If it is, the objects using the order-dependant material will be rendered back-to-front.
I already have a few problems up to now.
- The blending operations are essentially fixed pipeline. This is a bit of an anticlimax to me considering all the rest is largely shader-driven. I'd like to hear some opinions on how to make this look "more programmable" than it really is. The main problem to me would then be to find out if an operation needs to preserve order or not.
- It is unclear how, for example "rusted windows" might have to interact as they truly have to force full background render. I know some systems have a specific per-material blend priority setting but I cannot quite make it work in my head. It seems to me that a full sort would suffice even for some effects. The main trouble I see here is, for example, transparent decals on transparent glass windows but in line of concept, the decals would be closer to the camera and render last.
- Because the sort is currently per-object, some objects won't render correctly against themselves. Given back face culling, the small amount of demos I've given up to now and the complete lack of goblets, I've managed to get satisfactory results.
I can live with (1) and (2) for now but I really feel the need to deal with (3) so I already put in place some of the machinery required to sort object batches. I don't plan to resolve per-triangle sorting for the time being, it seems way too much work. Goblets would still not render correctly but objects using multiple materials will as long as they play nice.
This would potentially introduce the need of a lot of batches. That made me think about the possibility to evaluate overlap on a finer basis. I admit it's probably not completely my idea, I think I got the inspiration from Dice's presentations about software occlusion culling in Frostbite.

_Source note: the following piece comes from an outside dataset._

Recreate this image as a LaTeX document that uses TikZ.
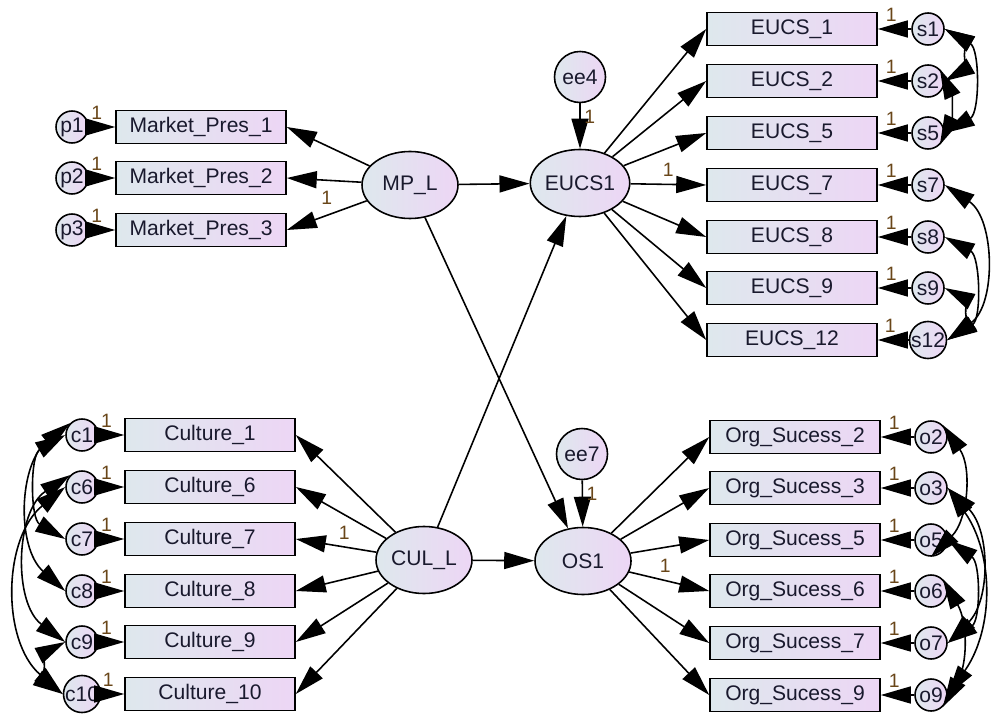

So what I was thinking is this:
- always generate order-dependant geometry as triangles (user set a special flag if material is order-dependant). This might take some minor work as some assets might be using strips.
- Rasterize z (or "some metric") for the triangles obtained (probably 1/4 res), when overlapping, put the overlapping batch "on a new layer".
- Merge batches of triangles in the same layer.
- Draw in order.
For me, this will result in generally low batch count... perhaps too low. I see this useful for the future but it's a distant one and it sounds more like a premature optimization than anything else. It is unclear how this will fit in the system for dynamic geometry.
What's really troublesome it's the way geometry would have to get transformed as nobody says it'll be a standard MVP transform. Because of a previous design, this is not a problem but performance will be terrible (probably a very good candidate for multi-threading). As it stands now, the system won't consider opaque geometry which would result in extra, unnecessary passes, but I don't see any possibility of transforming world geometry in the long run (I think it would be viable right now).
At this point, I might even try full OIT for what it takes!
But there's something else with the software rasterization when it comes to particle systems, which is another system I need to bump up quite a bit!
Since particle systems are good mostly for fuzzy objects, I could somehow instruct the z-resolver in issuing "no more than N layers". This would result in more efficient usage of blending operations for the interior part of the PS, which could probably go unnoticed given sufficient particles. It's ironically a very "fuzzy" idea.
Suggestions and further considerations are welcome.